**Task to carry out:**
Your task is to print exactly the lines from the line that contains "Generate a web" through the line that contains "['Machiavellianism', 'Narcissism', 'Psychopathy'];", with pictures left out.

**Recorded information:**
**********
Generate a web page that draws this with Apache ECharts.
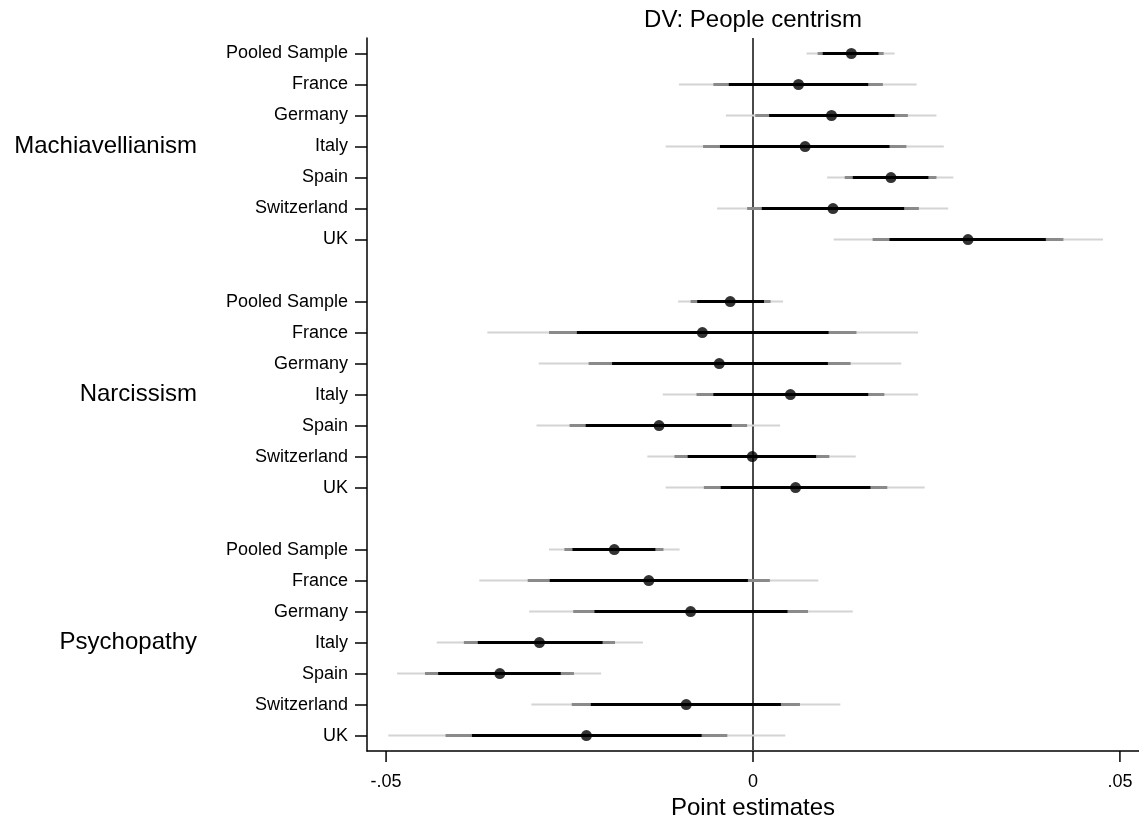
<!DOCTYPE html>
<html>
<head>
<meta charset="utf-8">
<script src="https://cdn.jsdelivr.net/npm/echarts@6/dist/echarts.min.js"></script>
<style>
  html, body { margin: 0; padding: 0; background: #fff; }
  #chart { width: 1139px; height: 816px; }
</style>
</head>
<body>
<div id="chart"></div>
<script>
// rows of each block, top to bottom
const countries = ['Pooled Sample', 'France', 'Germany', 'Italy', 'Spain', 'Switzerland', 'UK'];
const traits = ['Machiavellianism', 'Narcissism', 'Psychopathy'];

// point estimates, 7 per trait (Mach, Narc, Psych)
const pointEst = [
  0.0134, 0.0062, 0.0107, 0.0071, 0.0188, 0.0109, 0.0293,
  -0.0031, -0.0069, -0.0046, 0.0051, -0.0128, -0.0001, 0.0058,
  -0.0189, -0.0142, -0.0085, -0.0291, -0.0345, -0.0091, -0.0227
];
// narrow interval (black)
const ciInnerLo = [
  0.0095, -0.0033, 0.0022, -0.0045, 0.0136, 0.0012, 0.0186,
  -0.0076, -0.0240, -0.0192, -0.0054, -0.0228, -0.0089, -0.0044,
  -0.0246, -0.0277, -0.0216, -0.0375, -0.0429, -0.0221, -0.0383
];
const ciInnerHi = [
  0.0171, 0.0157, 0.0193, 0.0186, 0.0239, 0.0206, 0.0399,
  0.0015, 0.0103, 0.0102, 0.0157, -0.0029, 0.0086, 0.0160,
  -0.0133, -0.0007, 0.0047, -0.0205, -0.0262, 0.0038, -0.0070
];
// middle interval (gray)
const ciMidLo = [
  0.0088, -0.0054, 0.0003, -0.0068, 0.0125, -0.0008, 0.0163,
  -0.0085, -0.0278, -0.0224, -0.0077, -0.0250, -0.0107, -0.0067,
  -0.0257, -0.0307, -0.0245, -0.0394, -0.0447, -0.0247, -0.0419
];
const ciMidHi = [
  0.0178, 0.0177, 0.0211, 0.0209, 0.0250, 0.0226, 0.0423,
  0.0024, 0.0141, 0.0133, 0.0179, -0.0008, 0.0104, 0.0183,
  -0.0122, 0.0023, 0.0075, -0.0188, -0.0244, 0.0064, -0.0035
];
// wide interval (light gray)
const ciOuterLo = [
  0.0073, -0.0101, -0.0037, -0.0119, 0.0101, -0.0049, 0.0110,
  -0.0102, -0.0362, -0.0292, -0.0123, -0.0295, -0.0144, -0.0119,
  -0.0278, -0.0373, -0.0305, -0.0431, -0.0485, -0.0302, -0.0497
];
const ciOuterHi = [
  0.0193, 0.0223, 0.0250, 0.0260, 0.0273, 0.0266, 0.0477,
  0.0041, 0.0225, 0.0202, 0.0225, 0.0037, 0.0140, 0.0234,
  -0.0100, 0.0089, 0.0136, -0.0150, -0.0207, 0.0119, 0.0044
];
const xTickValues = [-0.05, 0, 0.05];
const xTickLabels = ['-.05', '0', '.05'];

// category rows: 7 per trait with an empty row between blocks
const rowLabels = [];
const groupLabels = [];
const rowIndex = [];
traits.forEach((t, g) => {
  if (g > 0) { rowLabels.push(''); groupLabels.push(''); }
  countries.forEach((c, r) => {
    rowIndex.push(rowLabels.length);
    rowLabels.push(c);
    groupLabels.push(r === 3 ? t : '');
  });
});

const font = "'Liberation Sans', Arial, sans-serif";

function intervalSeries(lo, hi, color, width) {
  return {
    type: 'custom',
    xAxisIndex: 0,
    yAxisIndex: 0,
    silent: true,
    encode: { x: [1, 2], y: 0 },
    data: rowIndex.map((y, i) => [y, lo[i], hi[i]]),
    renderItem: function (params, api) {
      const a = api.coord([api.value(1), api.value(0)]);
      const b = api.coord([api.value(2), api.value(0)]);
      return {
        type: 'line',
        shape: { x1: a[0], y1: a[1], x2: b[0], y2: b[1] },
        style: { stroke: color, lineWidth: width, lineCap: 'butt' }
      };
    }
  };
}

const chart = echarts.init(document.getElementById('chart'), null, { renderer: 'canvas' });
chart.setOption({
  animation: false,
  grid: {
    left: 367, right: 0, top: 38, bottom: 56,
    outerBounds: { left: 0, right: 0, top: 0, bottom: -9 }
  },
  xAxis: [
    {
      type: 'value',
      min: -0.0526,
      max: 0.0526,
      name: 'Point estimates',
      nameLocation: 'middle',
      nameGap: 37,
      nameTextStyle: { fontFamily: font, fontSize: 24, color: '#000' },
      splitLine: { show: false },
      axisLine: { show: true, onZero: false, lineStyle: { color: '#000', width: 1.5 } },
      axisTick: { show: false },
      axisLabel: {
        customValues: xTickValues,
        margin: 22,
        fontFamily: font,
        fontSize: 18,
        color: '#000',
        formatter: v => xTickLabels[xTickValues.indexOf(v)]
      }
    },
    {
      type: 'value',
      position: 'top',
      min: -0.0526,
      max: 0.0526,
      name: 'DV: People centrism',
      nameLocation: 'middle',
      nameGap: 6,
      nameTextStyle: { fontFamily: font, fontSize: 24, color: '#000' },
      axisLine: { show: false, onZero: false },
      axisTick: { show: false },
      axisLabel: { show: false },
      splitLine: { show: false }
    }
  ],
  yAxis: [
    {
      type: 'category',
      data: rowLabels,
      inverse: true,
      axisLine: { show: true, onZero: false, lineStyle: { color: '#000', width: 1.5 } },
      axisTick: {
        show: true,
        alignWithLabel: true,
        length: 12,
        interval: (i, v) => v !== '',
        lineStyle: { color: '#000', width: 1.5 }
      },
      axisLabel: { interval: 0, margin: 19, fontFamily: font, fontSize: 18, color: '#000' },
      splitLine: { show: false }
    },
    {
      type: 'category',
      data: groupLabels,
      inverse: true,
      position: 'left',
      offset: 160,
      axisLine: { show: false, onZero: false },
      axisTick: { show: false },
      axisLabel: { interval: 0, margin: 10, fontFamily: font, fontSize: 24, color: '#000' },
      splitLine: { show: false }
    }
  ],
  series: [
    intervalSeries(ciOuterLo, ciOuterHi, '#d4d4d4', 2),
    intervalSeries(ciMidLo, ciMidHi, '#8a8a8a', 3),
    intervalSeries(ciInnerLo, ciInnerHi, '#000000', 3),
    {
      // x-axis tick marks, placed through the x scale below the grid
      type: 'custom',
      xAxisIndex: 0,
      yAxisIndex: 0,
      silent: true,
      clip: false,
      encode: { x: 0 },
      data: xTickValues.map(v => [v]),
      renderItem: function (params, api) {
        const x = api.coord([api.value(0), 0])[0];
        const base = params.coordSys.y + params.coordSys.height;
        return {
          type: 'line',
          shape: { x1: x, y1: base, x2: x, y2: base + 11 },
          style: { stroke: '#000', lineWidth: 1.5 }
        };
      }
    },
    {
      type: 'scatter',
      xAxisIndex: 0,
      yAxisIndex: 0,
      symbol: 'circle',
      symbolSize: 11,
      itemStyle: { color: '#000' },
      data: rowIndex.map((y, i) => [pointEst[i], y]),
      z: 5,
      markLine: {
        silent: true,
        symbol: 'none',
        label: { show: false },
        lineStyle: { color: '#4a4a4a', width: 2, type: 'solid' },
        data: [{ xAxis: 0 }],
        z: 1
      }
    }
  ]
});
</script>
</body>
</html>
**********
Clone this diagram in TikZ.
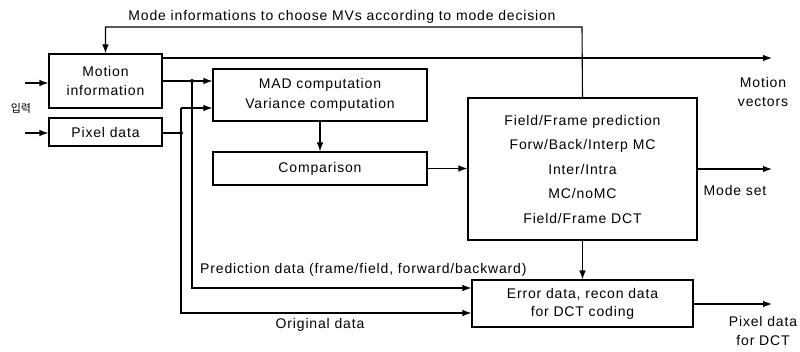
**********
**Result of this exercise:**
Generate a web page that draws this with Apache ECharts.
<!DOCTYPE html>
<html>
<head>
<meta charset="utf-8">
<script src="https://cdn.jsdelivr.net/npm/echarts@6/dist/echarts.min.js"></script>
<style>
  html, body { margin: 0; padding: 0; background: #fff; }
  #chart { width: 1139px; height: 816px; }
</style>
</head>
<body>
<div id="chart"></div>
<script>
// rows of each block, top to bottom
const countries = ['Pooled Sample', 'France', 'Germany', 'Italy', 'Spain', 'Switzerland', 'UK'];
const traits = ['Machiavellianism', 'Narcissism', 'Psychopathy'];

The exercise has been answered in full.